Comparison to post-process deduplication
Inline deduplication is the most efficient and economic method of deduplication. It significantly reduces the raw disk capacity needed in the system since the full, not-yet-deduplicated data set is never written to disk. Inline deduplication also reduces time to disaster recovery (DR) readiness because the system doesn't need to wait to absorb the entire data set and then deduplicate it before it can begin replicating to the remote site.
Post-process deduplication technologies wait for data to land in full on disk before initiating the deduplication process. They increase lag time before deduplication is complete and, by extension, when replication completes as it's highly advantageous to replicate only deduplicated (small) data.
In practice, post-process deduplication creates operational issues since there are two storage zones, each with policies and behaviors to manage. In some cases, since the redundant storage zone is the default and more important design for some vendors, the deduplication zone is also much less performing and resilient.
In addition, this approach requires a greater initial capacity overhead than inline solutions.

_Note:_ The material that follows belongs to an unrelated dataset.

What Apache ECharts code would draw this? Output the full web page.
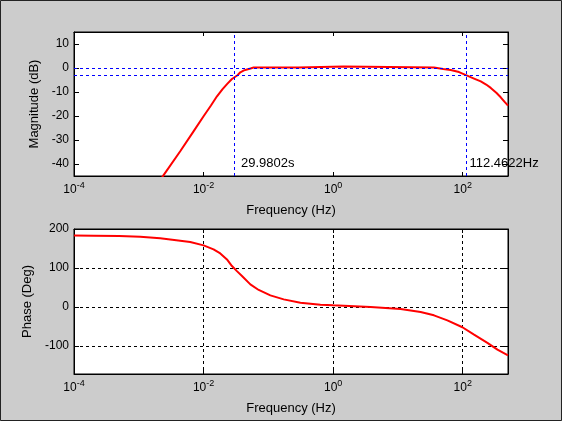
<!DOCTYPE html>
<html>
<head>
<meta charset="utf-8">
<script src="https://cdn.jsdelivr.net/npm/echarts@6/dist/echarts.min.js"></script>
<style>
  html, body { margin: 0; padding: 0; background: #cccccc; }
  #chart { width: 562px; height: 421px; }
</style>
</head>
<body>
<div id="chart"></div>
<script>
// magnitude trace
var magFreq = [0.00224, 0.0024, 0.00436, 0.0070, 0.0100, 0.0130, 0.0161, 0.0195, 0.0230, 0.0274,
  0.0334, 0.0369, 0.0420, 0.0468, 0.0530, 0.0592, 0.291, 0.30, 1.45, 1.50,
  36.0, 38.2, 50.0, 65.2, 87.7, 112.46, 149.6, 190, 230, 271, 330, 386, 440, 500];
var magDb = [-46, -44.75, -34.7, -26.4, -20.1, -15.6, -11.8, -8.9, -6.7, -4.6,
  -3.0, -1.8, -1.0, -0.6, -0.2, 0.2, 0.2, 0.6, 0.6, 0.2,
  0.2, -0.15, -0.4, -0.8, -1.7, -3.0, -4.4, -5.6, -6.9, -8.3, -10.3, -12.2, -14.0, -15.7];

// phase trace
var phaseFreq = [0.0001, 0.0002, 0.0005, 0.00105, 0.00214, 0.00436, 0.00622, 0.0100, 0.01426, 0.01811,
  0.02296, 0.02742, 0.03273, 0.03917, 0.05272, 0.07096, 0.1074, 0.1726, 0.3126, 0.6368,
  1.0, 3.776, 10.99, 22.39, 35.97, 57.94, 98.86, 149.6, 240.4, 343.6, 500];
var phaseDeg = [183.5, 183, 182, 180.3, 176, 170, 166.7, 158, 147.7, 137.4,
  122, 105, 92, 79.5, 58, 43.6, 29.7, 19.5, 11, 5.9,
  4.1, 0, -5, -12.8, -21.5, -34.4, -52, -71, -92, -109.5, -124];

var freqTicks = [1e-4, 1e-2, 1, 100];
var magTicks = [-40, -30, -20, -10, 0, 10];
var phaseTicks = [-100, 0, 100, 200];

// cursor lines and their captions
var cutLow = 1 / 29.9802;
var cutHigh = 112.4622;
var cutLevels = [0, -3];
var cutTexts = ['29.9802s', '112.4622Hz'];

var font = 'Liberation Sans, Arial, sans-serif';

function pairs(xs, ys) {
  return xs.map(function (x, i) { return [x, ys[i]]; });
}

function freqAxis(grid, pos, main, split) {
  return {
    type: 'log', logBase: 10, gridIndex: grid, position: pos,
    min: 1e-4, max: 500,
    name: main ? 'Frequency (Hz)' : '',
    nameLocation: 'middle', nameGap: 28,
    nameTextStyle: { color: '#000', fontSize: 13, fontFamily: font },
    axisLine: { show: true, onZero: false, lineStyle: { color: '#000', width: 1 } },
    axisTick: { show: true, inside: true, length: 4, customValues: freqTicks, lineStyle: { color: '#000' } },
    minorTick: { show: false },
    axisLabel: {
      show: main, margin: 5, customValues: freqTicks,
      color: '#000', fontSize: 12, fontFamily: font,
      formatter: function (v) {
        return '10{s|' + Math.round(Math.log10(v)) + '}';
      },
      rich: { s: { fontSize: 9, fontFamily: font, color: '#000', padding: [0, 0, 8, 0] } }
    },
    splitLine: { show: !!split, lineStyle: { color: '#000', type: [3, 3], width: 1 } }
  };
}

function valAxis(grid, pos, main, lo, hi, ticks, name, gap, split) {
  return {
    type: 'value', gridIndex: grid, position: pos,
    min: lo, max: hi,
    name: main ? name : '',
    nameLocation: 'middle', nameGap: gap,
    nameTextStyle: { color: '#000', fontSize: 13, fontFamily: font },
    axisLine: { show: true, onZero: false, lineStyle: { color: '#000', width: 1 } },
    axisTick: { show: true, inside: true, length: 5, customValues: ticks, lineStyle: { color: '#000' } },
    axisLabel: { show: main, margin: 5, customValues: ticks, color: '#000', fontSize: 12, fontFamily: font },
    splitLine: { show: !!split, lineStyle: { color: '#000', type: [3, 3], width: 1 } }
  };
}

var blue = { color: '#0000ff', type: [3, 3], width: 1 };

var option = {
  backgroundColor: '#cccccc',
  animation: false,
  graphic: [{
    type: 'rect', silent: true,
    shape: { x: 0.5, y: 0.5, width: 561, height: 420 },
    style: { fill: 'none', stroke: '#222', lineWidth: 1 }
  }],
  grid: [
    { left: 74, top: 32, width: 434, height: 144, show: true, backgroundColor: '#fff', borderColor: '#000', borderWidth: 1 },
    { left: 74, top: 229, width: 434, height: 145, show: true, backgroundColor: '#fff', borderColor: '#000', borderWidth: 1 }
  ],
  xAxis: [
    freqAxis(0, 'bottom', true, false),
    freqAxis(0, 'top', false, false),
    freqAxis(1, 'bottom', true, true),
    freqAxis(1, 'top', false, false)
  ],
  yAxis: [
    valAxis(0, 'left', true, -45, 15, magTicks, 'Magnitude (dB)', 27, false),
    valAxis(0, 'right', false, -45, 15, magTicks, '', 0, false),
    valAxis(1, 'left', true, -172, 200, phaseTicks, 'Phase (Deg)', 34, true),
    valAxis(1, 'right', false, -172, 200, phaseTicks, '', 0, false)
  ],
  series: [
    {
      name: 'Magnitude', type: 'line', xAxisIndex: 0, yAxisIndex: 0,
      data: pairs(magFreq, magDb),
      showSymbol: false, clip: true,
      lineStyle: { color: '#ff0000', width: 2 },
      markLine: {
        silent: true, symbol: 'none', animation: false,
        label: { show: false },
        lineStyle: blue,
        data: cutLevels.map(function (v) { return { yAxis: v }; })
          .concat([{ xAxis: cutLow }, { xAxis: cutHigh }])
      },
      markPoint: {
        silent: true, symbol: 'circle', symbolSize: 1,
        itemStyle: { color: 'rgba(0,0,0,0)' },
        label: { show: true, position: 'right', distance: 3, color: '#000', fontSize: 13, fontFamily: font },
        data: [
          { coord: [cutLow, -39.6], label: { formatter: cutTexts[0] } },
          { coord: [cutHigh, -39.6], label: { formatter: cutTexts[1] } }
        ]
      }
    },
    {
      name: 'Phase', type: 'line', xAxisIndex: 2, yAxisIndex: 2,
      data: pairs(phaseFreq, phaseDeg),
      showSymbol: false, clip: true,
      lineStyle: { color: '#ff0000', width: 2 }
    }
  ]
};

var chart = echarts.init(document.getElementById('chart'));
chart.setOption(option);
</script>
</body>
</html>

Post-process deduplication methods require additional capacity to temporarily store duplicate backup data.
How much disk capacity is needed may depend on the size of the backup data sets, how many backup jobs you run on a daily basis, and how long the deduplication technology "holds on" to capacity before releasing it. Post-process deduplication solutions that wait for the backup process to complete before beginning to deduplicate require larger disk caches than those that start the deduplication process during the backup process.